Note that I don't talk about timelines or takeoff scenarios; this talk is just about the technical problem of alignment.
Here's the video for part one:
Big thanks to Rob Miles for editing! Also, the video includes some good questions and discussion from Adam Shimi, Alex Flint, and Rob Miles.
>Like, ability-to-narrow-down-a-search-space-or-behavior-space-by-a-factor-of-two is what a bit of information is.
Information is an upper bound, not a lower bound. The capacity of a channel gives you an upper bound on how many distinct messages you can send, not a lower bound on your performance on some task using messages sent over the channel. If you have a very high info-capacity channel with someone who speaks a different language from you, you don't have an informational problem, you have some other problem (a translation problem).
>If we can't use the information to narrow down a search space closer to the thing-the-information-is-supposedly-about, then we don't actually have any information about that thing.
This seems to render the word "information" equivalent to "what we know how to do", which is not the technical meaning of information. Do you mean to do that? If so, why? It seems like a misframing of the problem, because what's hard about the problem is that you don't know how to do something, and don't know how to gather data about how to do that thing, because you don't have a clear space of possibilities with a shattering set of clear observable implications of those possibilities.

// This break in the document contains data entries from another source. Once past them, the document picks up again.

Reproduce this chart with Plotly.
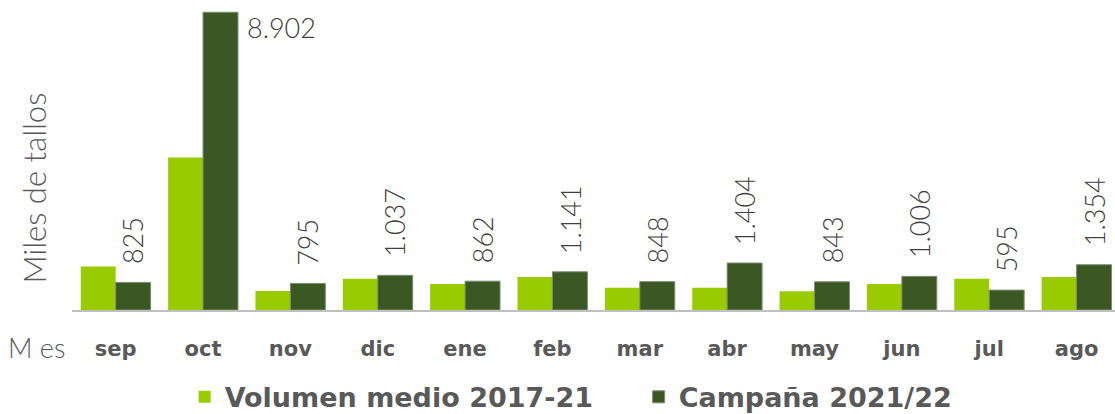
import plotly.graph_objects as go

meses = ["sep", "oct", "nov", "dic", "ene", "feb", "mar", "abr", "may", "jun", "jul", "ago"]
volumen_medio = [1297, 4560, 569, 937, 778, 988, 668, 668, 560, 778, 937, 988]
campana = [825, 8902, 795, 1037, 862, 1141, 848, 1404, 843, 1006, 595, 1354]

serie1 = "Volumen medio 2017-21"
serie2 = "Campaña 2021/22"

LIGHT = "#99CC00"
DARK = "#3A5724"
TXT = "#595959"
THIN = "Lato"
BOLD = "DejaVu Sans"


def fmt(v):
    return f"{v:,}".replace(",", ".")


fig = go.Figure()
fig.add_bar(x=meses, y=volumen_medio, name=serie1, marker=dict(color=LIGHT, line=dict(width=0)))
fig.add_bar(x=meses, y=campana, name=serie2,
            marker=dict(color=DARK, line=dict(width=1, color="#7d8c72")))

annotations = []
for m, v in zip(meses, campana):
    if v > 5000:
        annotations.append(dict(x=m, y=v, xref="x", yref="y", text=fmt(v), showarrow=False,
                                xanchor="left", yanchor="middle", xshift=42, yshift=-15,
                                font=dict(family=THIN, size=27, color="#404040", weight=300)))
    else:
        annotations.append(dict(x=m, y=v, xref="x", yref="y", text=fmt(v), showarrow=False,
                                textangle=-90, xanchor="center", yanchor="bottom",
                                xshift=17.5, yshift=16,
                                font=dict(family=THIN, size=27, color="#404040", weight=300)))

annotations.append(dict(x=-0.063, y=-0.125, xref="paper", yref="paper", text="M es",
                        showarrow=False, xanchor="left", yanchor="middle",
                        font=dict(family=THIN, size=27, color=TXT, weight=300)))
annotations.append(dict(x=-0.036, y=0.405, xref="paper", yref="paper", text="Miles de tallos",
                        showarrow=False, textangle=-90, xanchor="center", yanchor="middle",
                        font=dict(family=THIN, size=31, color=TXT, weight=300)))

fig.update_layout(
    width=1115, height=414,
    margin=dict(l=72, r=0, t=9, b=104, autoexpand=False),
    paper_bgcolor="white", plot_bgcolor="white",
    barmode="group", bargap=0.2, bargroupgap=0,
    font=dict(family=BOLD, color=TXT),
    showlegend=True,
    legend=dict(orientation="h", x=0.108, xanchor="left", y=-0.29, yanchor="middle",
                font=dict(family=BOLD, size=27, color=TXT, weight="bold"),
                itemwidth=30, entrywidth=409, entrywidthmode="pixels",
                traceorder="normal"),
    annotations=annotations,
)
fig.update_xaxes(type="category", range=[-0.5, 11.44], showline=True, linecolor="#BFBFBF",
                 linewidth=2, ticks="", showgrid=False, zeroline=False,
                 tickfont=dict(family=BOLD, size=21, color=TXT, weight="bold"),
                 ticklabelstandoff=19)
fig.update_yaxes(range=[0, 9000], visible=False, showgrid=False, zeroline=False)

fig.write_html("out.html", config={"displayModeBar": False},
               post_script="document.body.style.margin='0';")
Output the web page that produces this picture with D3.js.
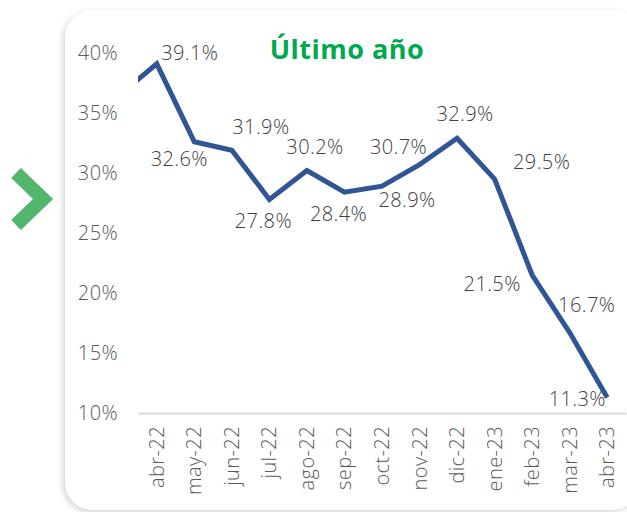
<!DOCTYPE html>
<html>

<head>
  <meta charset="utf8">
  <script src="https://d3js.org/d3.v7.min.js"></script>
  <style>
    body { margin: 0; background: #fff; }
    text { font-family: 'Open Sans', sans-serif; fill: #404040; font-weight: 300; letter-spacing: 0.4px; }
  </style>
</head>

<body>
  <svg id="chart" width="627" height="512"></svg>
  <script>
    // previous month (mar-22) sits just outside the plot and gets clipped
    var prevValue = 36.5;
    var months = ['abr-22', 'may-22', 'jun-22', 'jul-22', 'ago-22', 'sep-22', 'oct-22',
      'nov-22', 'dic-22', 'ene-23', 'feb-23', 'mar-23', 'abr-23'];
    var values = [39.1, 32.6, 31.9, 27.8, 30.2, 28.4, 28.9, 30.7, 32.9, 29.5, 21.5, 16.7, 11.3];
    var yTicks = [10, 15, 20, 25, 30, 35, 40];
    // label placement, the way the original has them
    var labelPlace = ['r', 'bl', 'ar', 'b', 'a', 'b', 'br', 'al', 'a', 'rr', 'l', 'ua', 'll'];

    var chart = d3.select('#chart');
    var margin = { top: 53, right: 1, bottom: 99, left: 138 };
    var width = chart.attr('width') - margin.left - margin.right;
    var height = chart.attr('height') - margin.top - margin.bottom;

    var defs = chart.append('defs');
    var f = defs.append('filter').attr('id', 'shadow')
      .attr('x', '-10%').attr('y', '-10%').attr('width', '120%').attr('height', '120%');
    f.append('feDropShadow').attr('dx', -2).attr('dy', 2).attr('stdDeviation', 3)
      .attr('flood-color', '#000').attr('flood-opacity', 0.18);
    defs.append('clipPath').attr('id', 'plotclip')
      .append('rect').attr('x', 0).attr('y', -20).attr('width', width).attr('height', height + 40);

    // card
    chart.append('rect')
      .attr('x', 65).attr('y', 10).attr('width', 575).attr('height', 500)
      .attr('rx', 28)
      .attr('fill', '#fff')
      .attr('filter', 'url(#shadow)');

    // green chevron
    chart.append('polyline')
      .attr('points', '16,173 43,199 16,225')
      .attr('fill', 'none')
      .attr('stroke', '#52B66C')
      .attr('stroke-width', 14);

    chart.append('text')
      .attr('x', 347).attr('y', 59)
      .attr('text-anchor', 'middle')
      .style('fill', '#00A94F')
      .style('font-size', '27px')
      .style('font-weight', 700)
      .style('letter-spacing', '0.5px')
      .text('Último año');

    var x = d3.scaleBand().domain(months).range([0, width]);
    var y = d3.scaleLinear().domain([10, 40]).range([height, 0]);

    var g = chart.append('g')
      .attr('transform', 'translate(' + margin.left + ',' + margin.top + ')');

    var yAxis = g.append('g')
      .attr('class', 'axis y-axis')
      .call(d3.axisLeft(y).tickValues(yTicks).tickFormat((d) => d + '%').tickSize(0).tickPadding(20));
    yAxis.select('.domain').remove();
    yAxis.selectAll('text').style('font-size', '20px').style('fill', '#595959');

    var xAxis = g.append('g')
      .attr('class', 'axis x-axis')
      .attr('transform', 'translate(0,' + height + ')')
      .call(d3.axisBottom(x).tickSize(0));
    xAxis.select('.domain').attr('stroke', '#d9d9d9').attr('stroke-width', 2);
    xAxis.selectAll('text')
      .style('font-size', '20px')
      .style('fill', '#595959')
      .style('text-anchor', 'end')
      .attr('transform', 'rotate(-90)')
      .attr('x', -13)
      .attr('y', 0)
      .attr('dy', '0.35em');

    var pts = values.map((v, i) => [x(months[i]) + x.bandwidth() / 2, y(v)]);
    pts.unshift([x(months[0]) - x.bandwidth() / 2, y(prevValue)]);

    g.append('path')
      .attr('clip-path', 'url(#plotclip)')
      .attr('d', d3.line()(pts))
      .attr('fill', 'none')
      .attr('stroke', '#2F5597')
      .attr('stroke-width', 5)
      .attr('stroke-linejoin', 'miter');

    var off = {
      r: [33, -11], rr: [47, -17], l: [-40, 9], ll: [-30, 2], a: [8, -24], b: [-6, 22],
      bl: [-15, 17], br: [25, 14], ar: [29, -23], al: [-21, -18], ua: [17, -28]
    };
    g.selectAll('.lbl')
      .data(values)
      .enter()
      .append('text')
      .attr('class', 'lbl')
      .attr('x', (d, i) => x(months[i]) + x.bandwidth() / 2 + off[labelPlace[i]][0])
      .attr('y', (d, i) => y(d) + off[labelPlace[i]][1])
      .attr('dy', '0.35em')
      .attr('text-anchor', 'middle')
      .style('font-size', '20px')
      .text((d) => d.toFixed(1) + '%');
  </script>
</body>

</html>
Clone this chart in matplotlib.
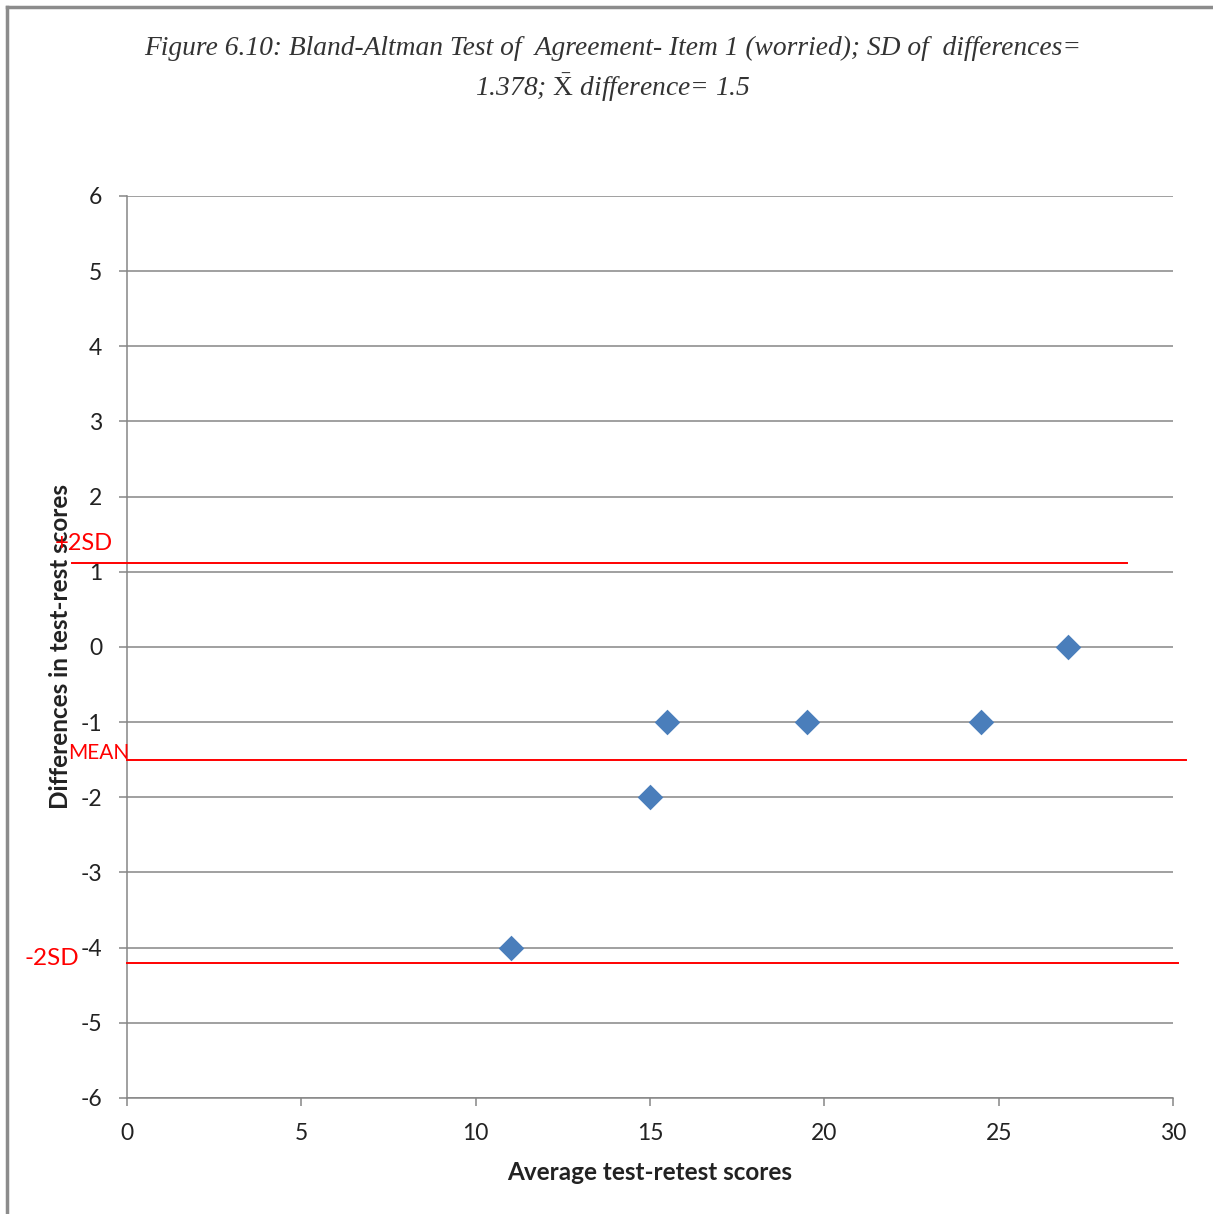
import matplotlib.pyplot as plt
from matplotlib.lines import Line2D

# --- Data ---
avg_scores = [11, 15, 15.5, 19.5, 24.5, 27]
differences = [-4, -2, -1, -1, -1, 0]

# hand drawn limit lines (+2SD, MEAN, -2SD) as they appear on the chart
limit_names = ['+2SD', 'MEAN', '-2SD']
limit_levels = [1.12, -1.5, -4.2]
limit_starts = [-1.58, 0, 0]
limit_ends = [28.68, 30.37, 30.14]
limit_label_x = [-2.06, -1.69, -2.93]
limit_label_y = [1.38, -1.41, -4.14]
limit_label_size = [17, 15, 17.5]

x_ticks = [0, 5, 10, 15, 20, 25, 30]
y_ticks = list(range(-6, 7))

title = ('Figure 6.10: Bland-Altman Test of  Agreement- Item 1 (worried); SD of  differences=\n'
         r'1.378; $\bar{\mathrm{X}}$ difference= 1.5')

plt.rcParams['font.family'] = ['Lato', 'DejaVu Sans']
plt.rcParams['axes.unicode_minus'] = False
plt.rcParams['mathtext.fontset'] = 'custom'
plt.rcParams['mathtext.rm'] = 'Liberation Serif'
plt.rcParams['mathtext.it'] = 'Liberation Serif:italic'

fig = plt.figure(figsize=(12.13, 12.14), dpi=100)
ax = fig.add_axes([0.1047, 0.0956, 0.8624, 0.7430])

grid_col = '#868686'
ax.set_xlim(0, 30)
ax.set_ylim(-6, 6)
ax.set_xticks(x_ticks)
ax.set_yticks(y_ticks)
ax.yaxis.grid(True, color=grid_col, linewidth=1.1)
ax.set_axisbelow(True)
for side in ['top', 'right']:
    ax.spines[side].set_visible(False)
for side in ['left', 'bottom']:
    ax.spines[side].set_color(grid_col)
    ax.spines[side].set_linewidth(1.1)
ax.tick_params(axis='both', colors=grid_col, length=6, width=1.1,
               labelsize=16.5, labelcolor='#222222')
ax.tick_params(axis='y', pad=12)
ax.tick_params(axis='x', pad=12)

ax.scatter(avg_scores, differences, marker='D', s=170, color='#4A7EBB',
           zorder=3, linewidths=0)

for name, lvl, x0, x1, lx, ly, fs in zip(limit_names, limit_levels, limit_starts,
                                         limit_ends, limit_label_x, limit_label_y,
                                         limit_label_size):
    ax.plot([x0, x1], [lvl, lvl], color='#FF0000', linewidth=1.4,
            clip_on=False, zorder=4)
    ax.text(lx, ly, name, color='#FF0000', fontsize=fs, ha='left', va='center',
            clip_on=False, zorder=5)

ax.set_xlabel('Average test-retest scores', fontsize=17.5, fontweight='bold',
              color='#222222', labelpad=12)
ax.set_ylabel('Differences in test-rest scores', fontsize=17.5, fontweight='bold',
              color='#222222', labelpad=6)

fig.text(0.505, 0.9424, title, ha='center', va='center', fontsize=19.8,
         family='Liberation Serif', style='italic', color='#333333',
         linespacing=1.45)

# chart border (left and top edge visible)
fig.add_artist(Line2D([0.006, 0.006], [0, 0.9945], transform=fig.transFigure,
                      color='#8c8c8c', linewidth=2.5))
fig.add_artist(Line2D([0.006, 1], [0.9945, 0.9945], transform=fig.transFigure,
                      color='#8c8c8c', linewidth=2.5))

fig.savefig('out.png', dpi=100)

When you don't know how to do something and don't have a clear space of possibilities, the sort of pieces of progress you want to make aren't fungible with each other the way information is fungible with other information.
[ETA: Like, if the space in question is the space of which "human values" is a member, then I'm saying, our problem isn't locating human values in that space, our problem is that none of the points in the space are things we can actually implement, because we don't know how to give any particular values to an AGI.]